I am trying to create a web interface for searching through a large number of huge configuration files (approx 60000 files, each one with a size between 20 KByte to 50 MByte). Those files are also updated frequently (~3 times/day).
Requirements:
- Concurrency
- Must identify the line numbers for each matching line
- Good update performance
What I have looked into:
- Lucene: To identify a line number, each line must be stored in a separate Lucene document, each containing two fields (the line number and the line). This makes updates hard/slow.

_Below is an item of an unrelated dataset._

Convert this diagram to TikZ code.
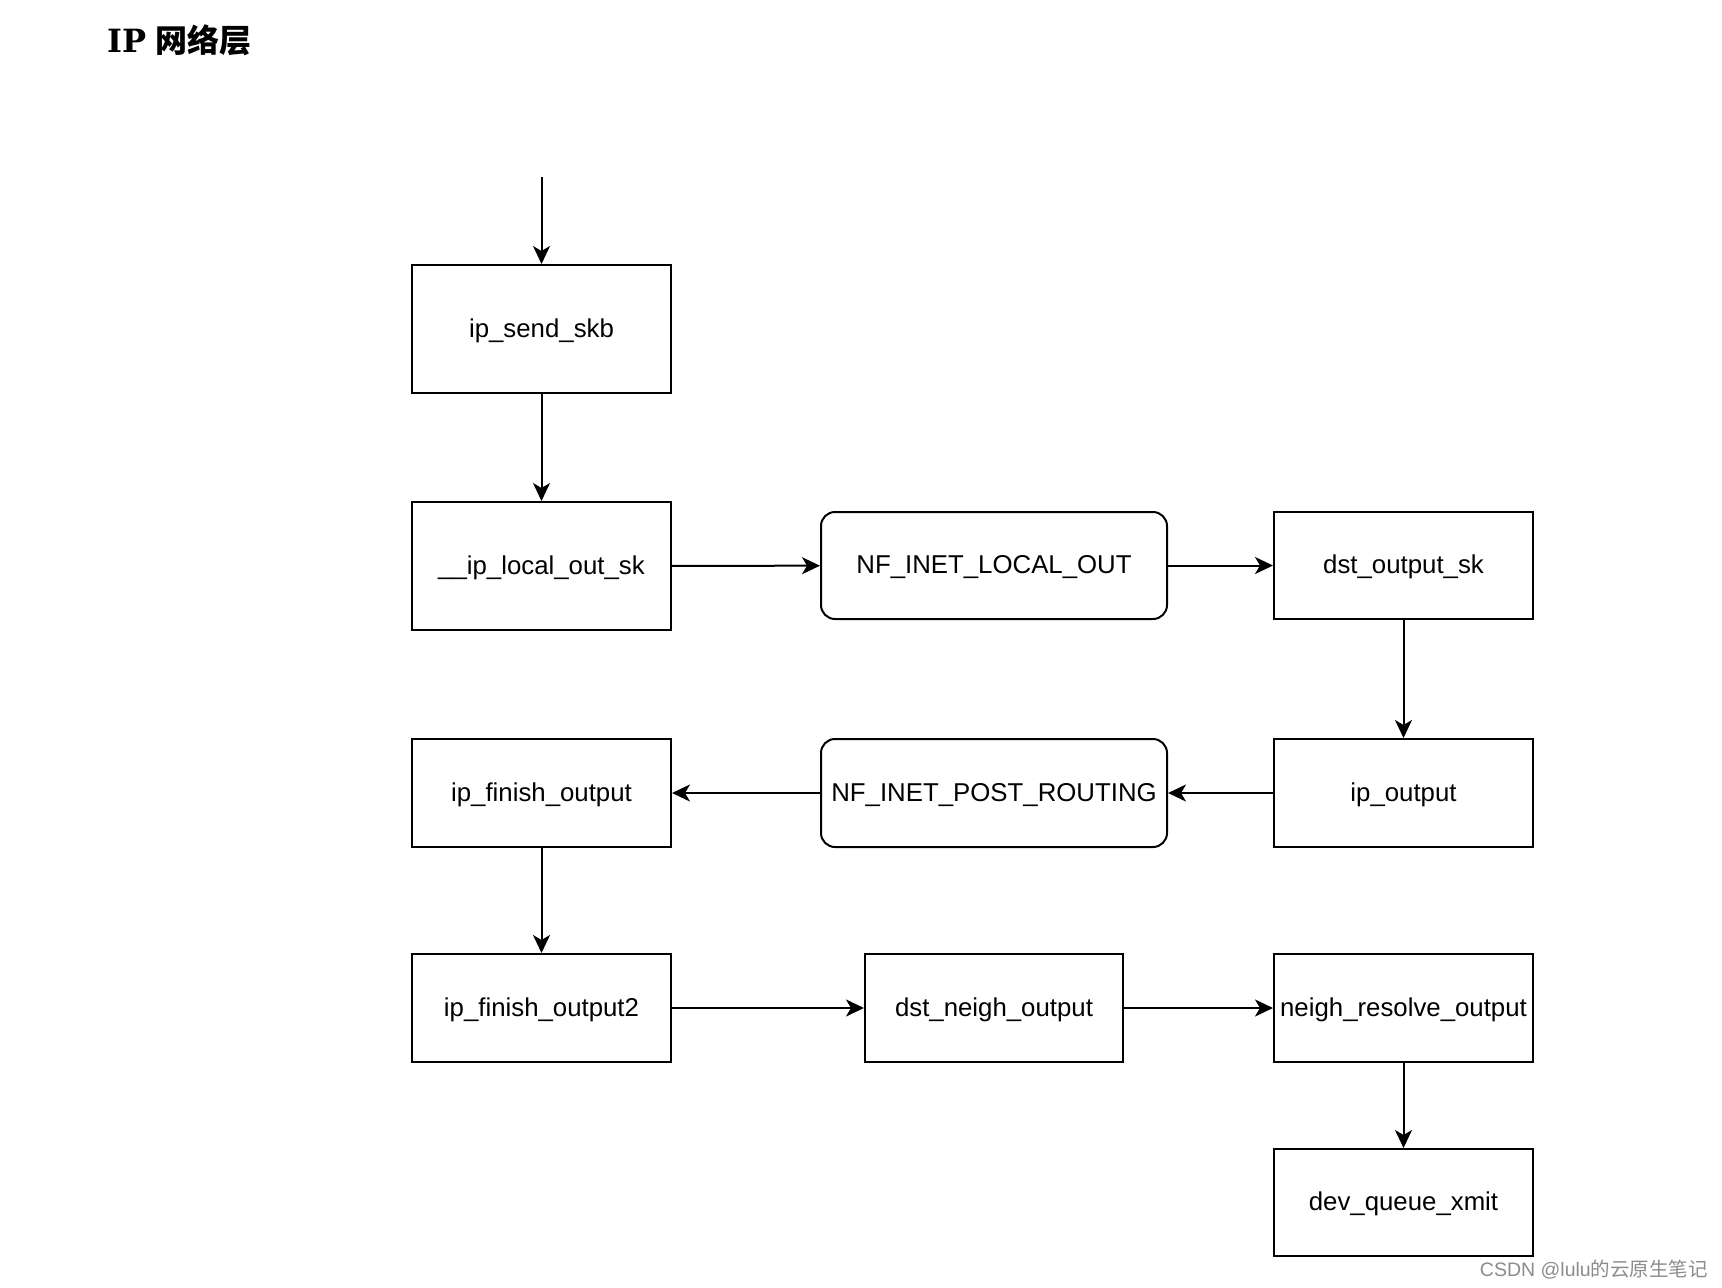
\documentclass[tikz,border=0pt]{standalone}
\usepackage{fontspec}
\setmainfont{Liberation Sans}
\newfontfamily\cjk{Noto Sans CJK SC}
\newfontfamily\titleserif{DejaVu Serif}
\usetikzlibrary{arrows.meta}
\begin{document}
\begin{tikzpicture}[x=1pt,y=-1pt,
  box/.style={draw=black,line width=2pt,minimum width=259pt,inner sep=0pt,
    font=\fontsize{25.8}{30}\selectfont,anchor=north west,text depth=2pt},
  hook/.style={box,rounded corners=14pt,minimum width=346pt},
  conn/.style={line width=2pt,-{Stealth[length=18pt,width=17pt,inset=5pt]}}]
\useasboundingbox[fill=white] (0,0) rectangle (1722,1288);
\node[anchor=west,inner sep=0pt] (title) at (107,40)
  {\fontsize{32}{40}\selectfont{\titleserif\bfseries IP} {\cjk\bfseries 网络层}};
% nodes
\node[box,minimum height=128pt] (send) at (411,264) {ip\_send\_skb};
\node[box,minimum height=128pt] (local) at (411,501) {\_\_ip\_local\_out\_sk};
\node[hook,minimum height=107pt] (nflocal) at (820,511) {NF\_INET\_LOCAL\_OUT};
\node[box,minimum height=107pt] (dstout) at (1273,511) {dst\_output\_sk};
\node[box,minimum height=108pt] (ipout) at (1273,738) {ip\_output};
\node[hook,minimum height=108pt] (nfpost) at (820,738) {NF\_INET\_POST\_ROUTING};
\node[box,minimum height=108pt] (fin) at (411,738) {ip\_finish\_output};
\node[box,minimum height=108pt] (fin2) at (411,953) {ip\_finish\_output2};
\node[box,minimum height=108pt,minimum width=258pt] (neigh) at (864,953) {dst\_neigh\_output};
\node[box,minimum height=108pt] (resolve) at (1273,953) {neigh\_resolve\_output};
\node[box,minimum height=107pt] (xmit) at (1273,1148) {dev\_queue\_xmit};
\coordinate (start) at (send.north |- 0,177);
% connectors
\draw[conn] (start) -- (send.north);
\draw[conn] (send) -- (local);
\draw[conn] (local) -- (nflocal);
\draw[conn] (nflocal) -- (dstout);
\draw[conn] (dstout) -- (ipout);
\draw[conn] (ipout) -- (nfpost);
\draw[conn] (nfpost) -- (fin);
\draw[conn] (fin) -- (fin2);
\draw[conn] (fin2) -- (neigh);
\draw[conn] (neigh) -- (resolve);
\draw[conn] (resolve) -- (xmit);
% watermark
\node[anchor=east,inner sep=0pt,text=black!45,font=\fontsize{19.5}{23}\selectfont] (wm) at (1708,1270)
  {CSDN @lulu{\cjk 的云原生笔记}};
\end{tikzpicture}
\end{document}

- SOLR and Sphinx: Both based on Lucene, they have the same problem and do not allow for identifying the line number.
- SQL table with a fulltext index: Again, no way to show the line number.
- SQL table with each line in a separate row: Tested this with SQLite or MySQL, and update performance was the worst of all options. Updating a 50 MB document took more than an hour.

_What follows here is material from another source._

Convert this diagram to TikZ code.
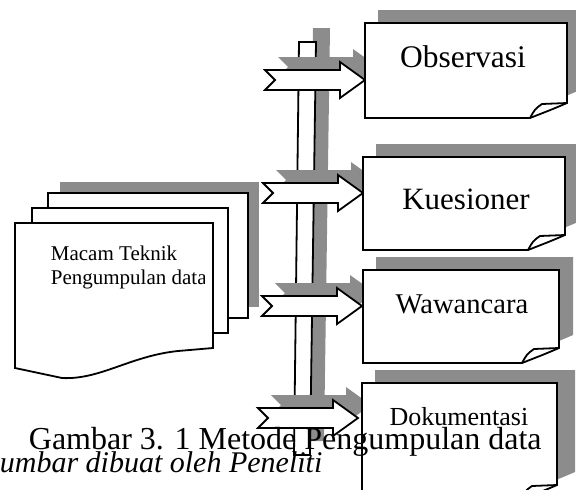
\documentclass[tikz,border=0pt]{standalone}
\usepackage{fontspec}
\setmainfont{Liberation Serif}
\usepackage{tikz}
\usetikzlibrary{positioning,calc}
\tikzset{every picture/.style={line width=1.8pt}}
\tikzstyle{shadow}=[fill=black!45,draw=none]
\tikzstyle{sheet}=[fill=white,draw=black,line join=miter]
\tikzstyle{lbl}=[inner sep=0pt,anchor=base]
\newcommand{\fatarrow}[2]{\path[#1] (#2) -- ++(-25,-18) -- ++(0,8) -- ++(-75,0) -- ++(10,10) -- ++(-10,10) -- ++(75,0) -- ++(0,8) -- cycle;}
\newcommand{\notebox}[5]{\path[#1] (#2,#3) -- (#4,#3) -- (#4,#5-15) .. controls (#4-14,#5-9) .. (#4-37,#5) -- (#2,#5) -- cycle;}
\newcommand{\noteflap}[2]{\draw (#1-37,#2) .. controls (#1-32,#2-9) .. (#1-25,#2-14) -- (#1,#2-15);}

\begin{document}
\begin{tikzpicture}[x=1pt,y=-1pt]
\clip (0,0) rectangle (576,490);
\coordinate (O-in) at (365,80);
\coordinate (K-in) at (363,193);
\coordinate (W-in) at (362,306);
\coordinate (D-in) at (358,418);
\coordinate (O-sh) at (378,67);
\coordinate (K-sh) at (376,180);
\coordinate (W-sh) at (375,293);
\coordinate (D-sh) at (371,405);

\path[shadow] (60,182) rectangle (259,307);
\path[sheet] (48,193) rectangle (248,318);
\path[sheet] (32,208) rectangle (228,333);
\path[sheet] (15,223) -- (213,223) -- (213,348) -- (178,351) .. controls (130,356) and (100,380) .. (62,378) -- (15,368) -- cycle;
\begin{scope}
\clip (15,223) rectangle (204,300);
\node[lbl,anchor=base west,font=\fontsize{21}{21}\selectfont] (M) at (50,260) {Macam Teknik};
\node[lbl,anchor=base west,font=\fontsize{21}{21}\selectfont] (P) at (50,284) {Pengumpulan data};
\end{scope}

\path[shadow] (313,28) -- (330,28) -- (324,441) -- (308,441) -- cycle;
\path[sheet] (299,42) -- (316,42) -- (310,455) -- (294,455) -- cycle;

\fatarrow{fill=black!45,draw=none}{O-sh}
\fatarrow{fill=black!45,draw=none}{K-sh}
\fatarrow{fill=black!45,draw=none}{W-sh}
\fatarrow{fill=black!45,draw=none}{D-sh}
\fatarrow{sheet}{O-in}
\fatarrow{sheet}{K-in}
\fatarrow{sheet}{W-in}
\fatarrow{sheet}{D-in}

\notebox{shadow}{378}{10}{580}{105}
\notebox{shadow}{376}{144}{578}{237}
\notebox{shadow}{376}{257}{573}{350}
\notebox{shadow}{375}{370}{575}{487}
\notebox{sheet}{365}{23}{567}{118}
\notebox{sheet}{363}{157}{565}{250}
\notebox{sheet}{363}{270}{559}{363}
\notebox{sheet}{362}{383}{557}{500}
\noteflap{567}{118}
\noteflap{565}{250}
\noteflap{559}{363}
\noteflap{557}{500}

\node[lbl,font=\fontsize{31.5}{31.5}\selectfont] (O) at (463,67) {Observasi};
\node[lbl,font=\fontsize{31}{31}\selectfont] (K) at (466,209) {Kuesioner};
\node[lbl,font=\fontsize{28.6}{28.6}\selectfont] (W) at (462,313) {Wawancara};
\node[lbl,font=\fontsize{26}{26}\selectfont] (D) at (459,425) {Dokumentasi};

\node[lbl,anchor=base west,font=\fontsize{32}{32}\selectfont] (cap) at (28,449) {Gambar 3. 1 Metode Pengumpulan data};
\node[lbl,anchor=base west,font=\fontsize{30}{30}\selectfont\itshape] (src) at (-1,472) {umbar dibuat oleh Peneliti};
\end{tikzpicture}
\end{document}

- eXist-db: We converted each text file to XML like this:
<xml><line number="1">test</line>...</xml>
. Updates take ~5 minutes, which somewhat works but we are still not happy with it. - Whoosh for Python: Pretty much like Lucene. I have implemented a prototype that sort-of works by dropping/re-importing all lines of a given file. Updating a 50MB document takes about 2-3 minutes using this method.
- GNU id utils: Suggested by sarnold, this is blazingly fast (50MB document is updated in less then 10 seconds on my test machine) and would be perfect if it had pagination and an API.
How would you implement an alternative?